Code that draws figures:
════════
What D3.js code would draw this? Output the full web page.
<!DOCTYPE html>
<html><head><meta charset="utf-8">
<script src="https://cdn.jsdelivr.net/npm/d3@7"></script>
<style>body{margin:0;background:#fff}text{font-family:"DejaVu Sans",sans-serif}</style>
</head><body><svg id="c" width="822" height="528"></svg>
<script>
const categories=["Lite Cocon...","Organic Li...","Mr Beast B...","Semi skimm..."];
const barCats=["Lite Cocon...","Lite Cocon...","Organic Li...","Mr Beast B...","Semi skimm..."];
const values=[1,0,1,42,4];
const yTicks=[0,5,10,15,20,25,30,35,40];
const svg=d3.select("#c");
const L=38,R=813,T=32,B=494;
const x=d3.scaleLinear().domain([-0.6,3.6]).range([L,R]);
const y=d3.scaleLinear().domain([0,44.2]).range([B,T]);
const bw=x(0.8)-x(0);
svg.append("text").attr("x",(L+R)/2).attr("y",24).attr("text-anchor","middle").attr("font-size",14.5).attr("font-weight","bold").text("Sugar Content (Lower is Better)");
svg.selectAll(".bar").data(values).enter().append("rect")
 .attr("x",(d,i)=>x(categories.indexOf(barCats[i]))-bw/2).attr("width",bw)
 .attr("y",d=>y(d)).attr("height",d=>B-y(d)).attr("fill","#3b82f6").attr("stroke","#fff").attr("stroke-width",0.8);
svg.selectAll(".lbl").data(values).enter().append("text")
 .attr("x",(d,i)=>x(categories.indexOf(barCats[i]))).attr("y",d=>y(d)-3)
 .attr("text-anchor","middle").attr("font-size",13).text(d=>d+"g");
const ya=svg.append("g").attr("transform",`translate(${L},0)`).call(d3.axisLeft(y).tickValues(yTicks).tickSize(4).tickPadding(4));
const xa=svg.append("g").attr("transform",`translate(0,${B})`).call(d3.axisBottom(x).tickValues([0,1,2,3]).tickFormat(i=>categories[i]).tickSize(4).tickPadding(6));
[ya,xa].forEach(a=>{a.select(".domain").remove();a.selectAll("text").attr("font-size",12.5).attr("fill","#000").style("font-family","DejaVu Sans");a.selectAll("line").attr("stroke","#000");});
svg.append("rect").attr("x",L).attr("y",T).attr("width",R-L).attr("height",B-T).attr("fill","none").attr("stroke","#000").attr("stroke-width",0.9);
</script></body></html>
════════
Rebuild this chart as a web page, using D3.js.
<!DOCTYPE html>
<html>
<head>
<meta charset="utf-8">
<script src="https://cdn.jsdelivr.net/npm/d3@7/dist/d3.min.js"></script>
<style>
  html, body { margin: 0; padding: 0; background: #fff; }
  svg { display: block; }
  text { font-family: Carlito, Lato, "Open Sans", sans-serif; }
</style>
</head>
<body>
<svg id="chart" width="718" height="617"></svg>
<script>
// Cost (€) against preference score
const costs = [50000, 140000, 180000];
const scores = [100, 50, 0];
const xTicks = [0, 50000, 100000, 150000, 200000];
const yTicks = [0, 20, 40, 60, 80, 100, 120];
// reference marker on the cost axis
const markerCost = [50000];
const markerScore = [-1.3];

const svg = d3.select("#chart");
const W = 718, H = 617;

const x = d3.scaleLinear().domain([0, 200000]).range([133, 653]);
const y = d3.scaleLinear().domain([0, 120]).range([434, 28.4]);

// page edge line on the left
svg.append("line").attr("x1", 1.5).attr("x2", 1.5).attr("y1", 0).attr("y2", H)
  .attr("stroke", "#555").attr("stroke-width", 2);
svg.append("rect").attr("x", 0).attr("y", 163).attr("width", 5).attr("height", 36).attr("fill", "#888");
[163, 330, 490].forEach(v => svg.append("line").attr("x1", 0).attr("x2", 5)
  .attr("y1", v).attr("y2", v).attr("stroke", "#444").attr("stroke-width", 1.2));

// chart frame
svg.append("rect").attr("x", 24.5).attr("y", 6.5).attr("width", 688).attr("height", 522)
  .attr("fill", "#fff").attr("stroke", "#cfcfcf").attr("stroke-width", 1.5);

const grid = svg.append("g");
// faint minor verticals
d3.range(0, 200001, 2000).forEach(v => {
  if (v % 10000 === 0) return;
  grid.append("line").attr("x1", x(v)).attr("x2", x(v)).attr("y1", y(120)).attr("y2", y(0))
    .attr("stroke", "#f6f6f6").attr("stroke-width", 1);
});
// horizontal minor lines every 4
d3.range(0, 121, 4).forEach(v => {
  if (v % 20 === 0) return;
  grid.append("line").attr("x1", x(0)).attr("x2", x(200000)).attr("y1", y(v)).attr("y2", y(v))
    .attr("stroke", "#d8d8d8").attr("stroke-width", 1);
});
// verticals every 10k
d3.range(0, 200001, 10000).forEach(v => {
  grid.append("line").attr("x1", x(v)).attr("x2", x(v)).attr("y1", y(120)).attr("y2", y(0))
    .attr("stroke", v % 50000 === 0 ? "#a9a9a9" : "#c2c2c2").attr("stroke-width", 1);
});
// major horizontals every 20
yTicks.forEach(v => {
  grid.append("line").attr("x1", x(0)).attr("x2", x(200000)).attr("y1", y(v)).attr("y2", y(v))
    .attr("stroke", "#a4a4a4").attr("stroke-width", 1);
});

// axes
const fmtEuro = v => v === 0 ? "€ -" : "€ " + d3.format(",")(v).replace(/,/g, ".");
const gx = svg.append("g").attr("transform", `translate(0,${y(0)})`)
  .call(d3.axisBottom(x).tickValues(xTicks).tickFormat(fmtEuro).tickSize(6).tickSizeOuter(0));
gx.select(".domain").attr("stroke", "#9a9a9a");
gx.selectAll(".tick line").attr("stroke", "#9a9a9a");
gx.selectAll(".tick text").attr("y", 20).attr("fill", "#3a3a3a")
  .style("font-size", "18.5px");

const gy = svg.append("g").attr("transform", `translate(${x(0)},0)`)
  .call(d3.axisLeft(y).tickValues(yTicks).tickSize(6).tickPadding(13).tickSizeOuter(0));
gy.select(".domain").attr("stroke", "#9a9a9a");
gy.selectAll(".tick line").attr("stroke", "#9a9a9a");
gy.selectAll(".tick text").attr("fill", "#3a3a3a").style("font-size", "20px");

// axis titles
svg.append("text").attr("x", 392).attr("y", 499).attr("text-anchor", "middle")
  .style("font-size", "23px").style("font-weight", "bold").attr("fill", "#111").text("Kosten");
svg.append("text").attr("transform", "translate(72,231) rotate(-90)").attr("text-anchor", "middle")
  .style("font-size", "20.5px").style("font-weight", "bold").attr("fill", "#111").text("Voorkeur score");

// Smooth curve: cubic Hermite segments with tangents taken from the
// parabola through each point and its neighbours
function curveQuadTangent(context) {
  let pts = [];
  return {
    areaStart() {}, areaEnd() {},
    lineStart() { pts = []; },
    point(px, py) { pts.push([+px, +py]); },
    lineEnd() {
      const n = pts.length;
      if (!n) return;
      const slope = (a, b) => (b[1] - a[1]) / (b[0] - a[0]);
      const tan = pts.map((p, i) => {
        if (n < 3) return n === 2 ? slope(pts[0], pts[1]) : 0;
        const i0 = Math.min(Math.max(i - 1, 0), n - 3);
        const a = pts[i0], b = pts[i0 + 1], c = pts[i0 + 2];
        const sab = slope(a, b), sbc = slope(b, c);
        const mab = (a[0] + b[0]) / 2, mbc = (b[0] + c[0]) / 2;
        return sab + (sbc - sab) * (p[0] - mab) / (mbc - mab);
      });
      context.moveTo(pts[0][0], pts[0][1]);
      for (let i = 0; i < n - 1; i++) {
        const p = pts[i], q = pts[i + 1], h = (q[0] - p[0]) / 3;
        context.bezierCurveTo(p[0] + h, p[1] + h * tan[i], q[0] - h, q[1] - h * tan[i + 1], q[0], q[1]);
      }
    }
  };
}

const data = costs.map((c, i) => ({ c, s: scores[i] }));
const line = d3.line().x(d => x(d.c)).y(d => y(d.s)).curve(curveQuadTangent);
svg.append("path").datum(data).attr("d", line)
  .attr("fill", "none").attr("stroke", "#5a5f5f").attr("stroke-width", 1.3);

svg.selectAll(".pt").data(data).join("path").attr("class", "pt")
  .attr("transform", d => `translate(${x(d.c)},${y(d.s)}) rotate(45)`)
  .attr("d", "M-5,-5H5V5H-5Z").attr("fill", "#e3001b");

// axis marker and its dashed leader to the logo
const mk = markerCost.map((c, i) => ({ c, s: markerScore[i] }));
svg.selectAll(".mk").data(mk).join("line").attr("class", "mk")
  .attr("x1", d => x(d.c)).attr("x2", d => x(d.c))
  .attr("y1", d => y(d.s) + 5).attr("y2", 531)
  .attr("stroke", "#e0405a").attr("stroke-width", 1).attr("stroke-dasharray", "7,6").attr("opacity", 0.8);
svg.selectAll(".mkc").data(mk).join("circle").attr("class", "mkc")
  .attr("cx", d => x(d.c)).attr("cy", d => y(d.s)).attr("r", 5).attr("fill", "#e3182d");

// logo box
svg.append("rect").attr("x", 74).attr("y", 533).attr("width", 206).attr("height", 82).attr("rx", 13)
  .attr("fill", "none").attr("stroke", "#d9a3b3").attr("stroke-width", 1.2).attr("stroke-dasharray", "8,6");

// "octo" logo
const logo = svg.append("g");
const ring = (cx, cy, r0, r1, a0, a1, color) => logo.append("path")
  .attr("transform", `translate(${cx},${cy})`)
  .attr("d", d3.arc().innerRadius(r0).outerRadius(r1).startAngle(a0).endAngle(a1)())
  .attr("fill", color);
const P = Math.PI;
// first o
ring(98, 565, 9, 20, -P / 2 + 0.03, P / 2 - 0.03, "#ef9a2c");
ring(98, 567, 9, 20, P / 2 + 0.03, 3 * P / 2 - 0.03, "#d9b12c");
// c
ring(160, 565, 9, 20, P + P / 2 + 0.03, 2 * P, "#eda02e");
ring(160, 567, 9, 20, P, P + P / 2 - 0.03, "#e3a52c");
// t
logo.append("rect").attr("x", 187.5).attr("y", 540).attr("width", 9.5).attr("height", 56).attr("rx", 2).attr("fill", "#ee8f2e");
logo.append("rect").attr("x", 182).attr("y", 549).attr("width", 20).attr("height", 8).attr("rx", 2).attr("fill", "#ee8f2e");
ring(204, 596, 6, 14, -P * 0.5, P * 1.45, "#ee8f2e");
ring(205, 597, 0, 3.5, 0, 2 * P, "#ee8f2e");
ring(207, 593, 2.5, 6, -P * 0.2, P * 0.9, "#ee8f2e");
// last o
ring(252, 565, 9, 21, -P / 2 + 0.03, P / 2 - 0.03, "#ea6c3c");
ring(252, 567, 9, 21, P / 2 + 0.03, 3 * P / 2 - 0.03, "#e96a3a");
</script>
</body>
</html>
════════
Task> Scan the material for lines with the word "chart", and copy each line you find.

Exercise solution>
Rebuild this chart as a web page, using D3.js.
<svg id="chart" width="718" height="617"></svg>
const svg = d3.select("#chart");
// chart frame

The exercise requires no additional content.